WHAT IS NEEDED
The line holding "Personelin Yaş İtibariyle" is the last one to output; start at the first line of the data, keep every line in between exactly, and leave out pictures.

SOURCE EXCERPT
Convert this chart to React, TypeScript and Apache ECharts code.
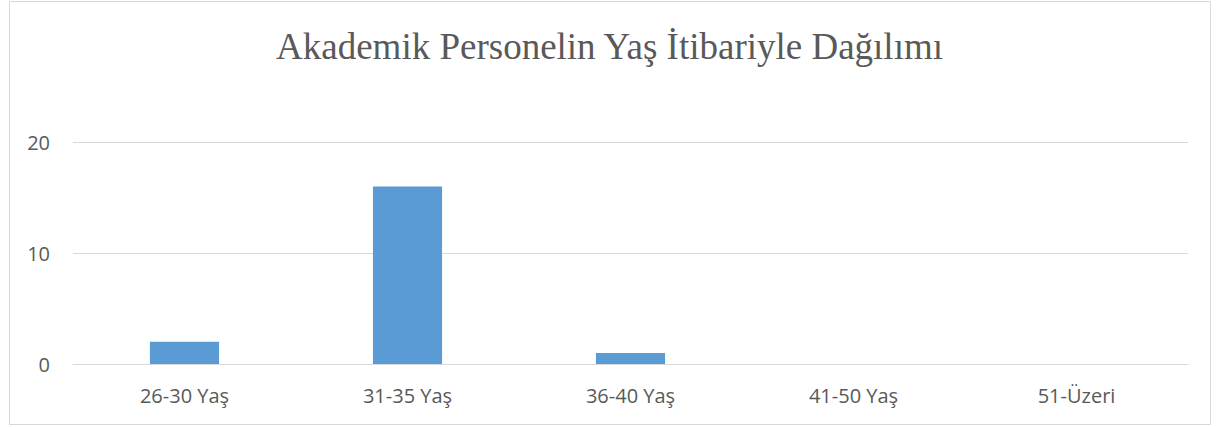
import React, { useEffect, useRef } from "react";
import * as echarts from "echarts";

const categories = ["26-30 Yaş", "31-35 Yaş", "36-40 Yaş", "41-50 Yaş", "51-Üzeri"];
const values = [2, 16, 1, 0, 0];
const titleText = "Akademik Personelin Yaş İtibariyle Dağılımı";

export default function App() {
  const ref = useRef<HTMLDivElement>(null);
  useEffect(() => {
    const chart = echarts.init(ref.current!, null, { renderer: "svg" });
    chart.setOption({
      animation: false,
      backgroundColor: "#ffffff",
      title: {
        text: titleText,
        left: "center",
        top: 23,
        textStyle: {
          fontFamily: "'Liberation Serif', 'Times New Roman', serif",
          fontSize: 37,
          fontWeight: "normal",
          color: "#595959",
        },
      },
      graphic: [
        {
          type: "rect",
          shape: { x: 9.5, y: 1.5, width: 1201, height: 423 },
          style: { fill: "none", stroke: "#d9d9d9", lineWidth: 1 },
          silent: true,
        },
      ],
      grid: { left: 73, right: 31, top: 142, bottom: 63, containLabel: false },
      xAxis: {
        type: "category",
        data: categories,
        axisLine: { show: true, lineStyle: { color: "#d9d9d9", width: 1 } },
        axisTick: { show: false },
        axisLabel: {
          color: "#595959",
          fontSize: 20,
          fontFamily: "'Open Sans', 'Noto Sans', sans-serif",
          margin: 21,
        },
      },
      yAxis: {
        type: "value",
        min: 0,
        max: 20,
        interval: 10,
        axisLine: { show: false },
        axisTick: { show: false },
        splitLine: { lineStyle: { color: "#d9d9d9", width: 1 } },
        axisLabel: {
          color: "#595959",
          fontSize: 20,
          fontFamily: "'Open Sans', 'Noto Sans', sans-serif",
          margin: 23,
        },
      },
      series: [
        {
          type: "bar",
          data: values,
          barWidth: "31%",
          itemStyle: { color: "#5b9bd5" },
        },
      ],
    });
    return () => chart.dispose();
  }, []);
  return (
    <div
      ref={ref}
      style={{ position: "fixed", left: 0, top: 0, width: 1219, height: 427 }}
    />
  );
}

COMPLETED EXERCISE
Convert this chart to React, TypeScript and Apache ECharts code.
import React, { useEffect, useRef } from "react";
import * as echarts from "echarts";

const categories = ["26-30 Yaş", "31-35 Yaş", "36-40 Yaş", "41-50 Yaş", "51-Üzeri"];
const values = [2, 16, 1, 0, 0];
const titleText = "Akademik Personelin Yaş İtibariyle Dağılımı";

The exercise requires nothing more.